First, the ophthalmologists often disagreed on the diagnosis. Thus, we realized that we could not base our model on a single prediction. Nor could we use a majority vote, because, when it comes to medical accuracy, sometimes the minority opinion is the right one. Second, the diagnosis of a single disease was not actually the real objective. We should have been asking: ‘should this patient see a doctor?’ We therefore expanded our goal from the diagnosis of a single disease to multiple diseases.
It is easy for machine-learning practitioners to become fixated on an ‘obvious’ objective in which the data and labels are clear. But they could be setting up the algorithm to solve the wrong problem. The overall aim must be kept in mind, or we will produce precise systems that answer the wrong questions.
First, machine-learning experts need to hold themselves and their colleagues to higher standards. When a new piece of lab equipment arrives, we expect our lab mates to understand its functioning, how to calibrate it, how to detect errors and to know the limits of its capabilities. So, too, with machine learning. There is no magic involved, and the tools must be understood by those using them.
Second, different disciplines need to develop clear standards for how to perform and report on machine learning in their areas. The appropriate controls, soundness checks and error measurements will vary from field to field, and these need to be spelt out clearly so that researchers, reviewers and editors can encourage good behaviour.

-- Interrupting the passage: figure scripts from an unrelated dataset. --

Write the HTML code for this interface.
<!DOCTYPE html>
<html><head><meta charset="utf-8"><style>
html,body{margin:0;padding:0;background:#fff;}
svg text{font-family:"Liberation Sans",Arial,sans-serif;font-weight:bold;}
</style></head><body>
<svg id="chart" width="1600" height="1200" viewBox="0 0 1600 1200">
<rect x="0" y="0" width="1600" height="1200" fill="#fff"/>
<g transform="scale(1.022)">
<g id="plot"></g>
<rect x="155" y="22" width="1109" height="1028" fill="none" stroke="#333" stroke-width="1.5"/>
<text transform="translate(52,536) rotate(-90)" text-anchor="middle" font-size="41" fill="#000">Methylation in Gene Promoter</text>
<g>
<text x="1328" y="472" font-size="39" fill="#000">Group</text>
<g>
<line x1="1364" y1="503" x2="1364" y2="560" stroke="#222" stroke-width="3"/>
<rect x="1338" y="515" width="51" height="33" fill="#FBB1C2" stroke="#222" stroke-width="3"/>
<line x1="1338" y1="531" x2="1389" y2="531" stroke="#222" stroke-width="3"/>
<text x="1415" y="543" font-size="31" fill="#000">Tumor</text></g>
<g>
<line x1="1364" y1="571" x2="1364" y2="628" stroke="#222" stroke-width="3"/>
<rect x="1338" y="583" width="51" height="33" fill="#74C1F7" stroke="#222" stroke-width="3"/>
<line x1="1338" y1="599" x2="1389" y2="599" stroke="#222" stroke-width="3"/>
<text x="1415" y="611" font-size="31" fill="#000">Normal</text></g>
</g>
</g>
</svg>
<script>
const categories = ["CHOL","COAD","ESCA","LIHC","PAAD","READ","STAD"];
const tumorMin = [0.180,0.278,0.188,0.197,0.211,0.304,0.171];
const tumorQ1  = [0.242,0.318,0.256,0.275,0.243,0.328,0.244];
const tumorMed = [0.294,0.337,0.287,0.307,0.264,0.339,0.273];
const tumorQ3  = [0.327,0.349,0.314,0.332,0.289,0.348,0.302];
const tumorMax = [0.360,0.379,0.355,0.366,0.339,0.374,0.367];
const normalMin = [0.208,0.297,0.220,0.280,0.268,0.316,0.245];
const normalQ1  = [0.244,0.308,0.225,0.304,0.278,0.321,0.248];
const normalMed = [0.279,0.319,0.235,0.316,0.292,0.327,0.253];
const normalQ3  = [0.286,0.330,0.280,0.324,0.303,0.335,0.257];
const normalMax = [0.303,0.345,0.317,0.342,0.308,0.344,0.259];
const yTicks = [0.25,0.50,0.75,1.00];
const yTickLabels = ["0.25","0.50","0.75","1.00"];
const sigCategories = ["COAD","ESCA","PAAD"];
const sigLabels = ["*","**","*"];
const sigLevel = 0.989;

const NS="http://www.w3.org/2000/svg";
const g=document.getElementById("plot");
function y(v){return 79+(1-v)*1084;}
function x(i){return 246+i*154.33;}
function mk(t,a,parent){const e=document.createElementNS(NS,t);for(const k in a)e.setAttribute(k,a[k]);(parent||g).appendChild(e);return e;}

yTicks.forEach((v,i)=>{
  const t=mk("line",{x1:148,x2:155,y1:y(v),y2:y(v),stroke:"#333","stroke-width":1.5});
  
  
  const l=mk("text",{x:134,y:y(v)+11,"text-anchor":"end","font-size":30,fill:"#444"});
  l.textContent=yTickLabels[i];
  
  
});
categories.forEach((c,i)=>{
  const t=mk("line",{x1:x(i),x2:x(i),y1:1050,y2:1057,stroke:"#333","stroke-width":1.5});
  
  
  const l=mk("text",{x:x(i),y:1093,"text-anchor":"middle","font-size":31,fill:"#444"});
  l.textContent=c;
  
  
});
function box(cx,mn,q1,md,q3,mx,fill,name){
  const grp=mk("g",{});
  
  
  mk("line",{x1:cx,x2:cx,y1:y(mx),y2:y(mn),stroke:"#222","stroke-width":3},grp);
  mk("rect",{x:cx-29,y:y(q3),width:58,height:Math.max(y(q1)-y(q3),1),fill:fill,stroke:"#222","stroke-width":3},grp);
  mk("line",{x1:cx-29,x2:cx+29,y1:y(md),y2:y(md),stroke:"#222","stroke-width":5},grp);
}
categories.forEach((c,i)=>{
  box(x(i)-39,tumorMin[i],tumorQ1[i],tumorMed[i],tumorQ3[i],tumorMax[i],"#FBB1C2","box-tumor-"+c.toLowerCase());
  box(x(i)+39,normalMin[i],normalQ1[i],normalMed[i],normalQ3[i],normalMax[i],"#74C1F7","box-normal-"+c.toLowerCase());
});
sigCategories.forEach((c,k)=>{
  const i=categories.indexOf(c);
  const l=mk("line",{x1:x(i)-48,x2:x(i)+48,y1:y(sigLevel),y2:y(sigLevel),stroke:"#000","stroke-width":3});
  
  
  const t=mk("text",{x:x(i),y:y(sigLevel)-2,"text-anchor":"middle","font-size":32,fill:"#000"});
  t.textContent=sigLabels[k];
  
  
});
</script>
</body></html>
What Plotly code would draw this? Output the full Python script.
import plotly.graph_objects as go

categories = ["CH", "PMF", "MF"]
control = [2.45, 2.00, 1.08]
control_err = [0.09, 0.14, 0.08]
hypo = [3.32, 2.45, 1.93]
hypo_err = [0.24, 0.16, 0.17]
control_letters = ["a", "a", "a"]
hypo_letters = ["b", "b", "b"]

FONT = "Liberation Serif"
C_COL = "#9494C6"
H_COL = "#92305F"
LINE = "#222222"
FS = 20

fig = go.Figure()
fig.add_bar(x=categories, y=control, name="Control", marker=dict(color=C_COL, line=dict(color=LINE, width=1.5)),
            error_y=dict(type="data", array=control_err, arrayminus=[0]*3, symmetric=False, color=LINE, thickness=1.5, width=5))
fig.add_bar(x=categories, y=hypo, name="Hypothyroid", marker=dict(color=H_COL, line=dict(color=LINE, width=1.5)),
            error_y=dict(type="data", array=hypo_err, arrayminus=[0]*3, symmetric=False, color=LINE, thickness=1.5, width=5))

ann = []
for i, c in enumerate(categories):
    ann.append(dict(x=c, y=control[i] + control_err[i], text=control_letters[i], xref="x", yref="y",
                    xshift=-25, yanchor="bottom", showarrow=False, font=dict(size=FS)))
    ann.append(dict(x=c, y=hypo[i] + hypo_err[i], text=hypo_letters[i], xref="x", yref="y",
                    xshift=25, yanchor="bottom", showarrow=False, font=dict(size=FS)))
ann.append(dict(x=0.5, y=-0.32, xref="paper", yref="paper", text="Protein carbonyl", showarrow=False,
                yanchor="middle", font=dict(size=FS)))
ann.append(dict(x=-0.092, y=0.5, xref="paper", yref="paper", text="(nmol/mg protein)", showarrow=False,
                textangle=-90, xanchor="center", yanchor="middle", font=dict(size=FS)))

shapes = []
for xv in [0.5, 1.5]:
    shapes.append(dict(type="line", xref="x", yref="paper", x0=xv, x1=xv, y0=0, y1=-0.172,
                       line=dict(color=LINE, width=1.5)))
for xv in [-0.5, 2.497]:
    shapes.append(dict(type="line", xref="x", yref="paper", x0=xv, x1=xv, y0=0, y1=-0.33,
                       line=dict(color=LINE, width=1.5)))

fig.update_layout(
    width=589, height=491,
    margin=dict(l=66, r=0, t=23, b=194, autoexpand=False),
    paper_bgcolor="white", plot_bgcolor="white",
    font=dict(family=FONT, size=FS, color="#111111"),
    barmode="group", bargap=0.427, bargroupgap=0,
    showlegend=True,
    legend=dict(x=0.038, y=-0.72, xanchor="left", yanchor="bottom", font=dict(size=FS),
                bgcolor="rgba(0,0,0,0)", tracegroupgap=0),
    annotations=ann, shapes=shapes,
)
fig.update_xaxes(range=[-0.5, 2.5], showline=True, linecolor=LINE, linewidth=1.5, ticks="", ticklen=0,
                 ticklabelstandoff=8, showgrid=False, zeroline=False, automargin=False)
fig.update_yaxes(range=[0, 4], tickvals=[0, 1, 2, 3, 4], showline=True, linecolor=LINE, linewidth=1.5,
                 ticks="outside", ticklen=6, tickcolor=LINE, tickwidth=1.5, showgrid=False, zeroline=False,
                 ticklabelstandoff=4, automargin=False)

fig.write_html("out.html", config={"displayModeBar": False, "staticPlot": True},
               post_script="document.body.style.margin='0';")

Third, the education of scientists in machine learning needs to include these broader issues. Although some resources exist (such as http://ai.google/education), we need to do more. We often teach the algorithms and tools, but students need to learn more about how to apply their algorithms and question them appropriately.
We are at an amazing point — computational power, data and algorithms are coming together to produce great opportunities for discoveries with the assistance of machine learning. It is our responsibility as a scientific community to ensure that we use this opportunity well.
Nature 572, 27-29 (2019)